Wolverine: Prodigal Son Volume 1

Del Rey

Author: Antony Johnston; Artist: Wilson Tortosa

Release Date: April 2009


192 pages

ISBN: 987-0-345-50516-3

Rating: 13+

ICv2 rating: 3 out of 5 stars


Found abandoned on the doorstep of a martial arts school in the Canadian wilderness, young Logan has an uncanny fighting ability, heals quickly from even the worst wounds, and has no memory of his life before the school.  After besting all of his fellow students, Logan is allowed to visit the city, provided he can pass a series of tests.  Logan does, but his greatest secret, the claws that extend from his hands, is revealed and his fellow students reject him.  When Logan and his sensei arrive in New York City, Logan finds he is unready for the pace of the big city, and when a challenge fight comes from a rival martial arts school, Logan discovers he isn’t quite the best there is at what he does.  Logan feels his defeat is a betrayal by his teacher and is ready to set out on his own.  But when a team of ninjas appears and their leader offers to tell Logan the truth about his past, Logan must chose between going with them or trusting his sensei and returning to his school.
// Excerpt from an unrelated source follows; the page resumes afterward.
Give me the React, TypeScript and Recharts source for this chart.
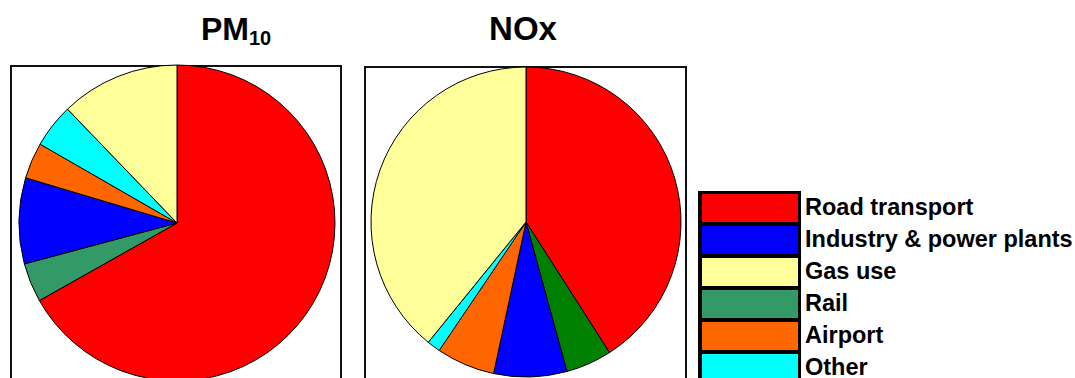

Right from the introduction, the reader is warned that this is a brand new Wolverine.  There are some familiar characteristics: the super-healing, the crazy hair, the claws.  But this story doesn’t mesh with any of the continuity from the Marvel Comics or movie versions of Wolverine and fans will need to divorce themselves from what they know about the character before beginning Wolverine: Prodigal Son.  It is its own story.


This does not mean it’s bad.  In fact, this incarnation of Logan is quite fun.  He is brash and temperamental like the original version, but making him a young man of fourteen removes the world-weary been-doing-this-longer-than-you’ve-been-alive complacence often found in Wolverine stories and replaces it with the hot-headed immediacy of frustrated youth.  The disconnect Logan feels moving from the forest to New York City is convincing and his naivety remains consistent throughout.  The artwork is a nice blend of traditional superhero and shonen manga art styles, and manages to not offend fans of either.  There are situations that come off as too convenient and at times Logan’s reactions to those situations are extreme, but these instances are more annoying than unreadable.  Overall, this is an interesting beginning to a brand new spin on an old favorite.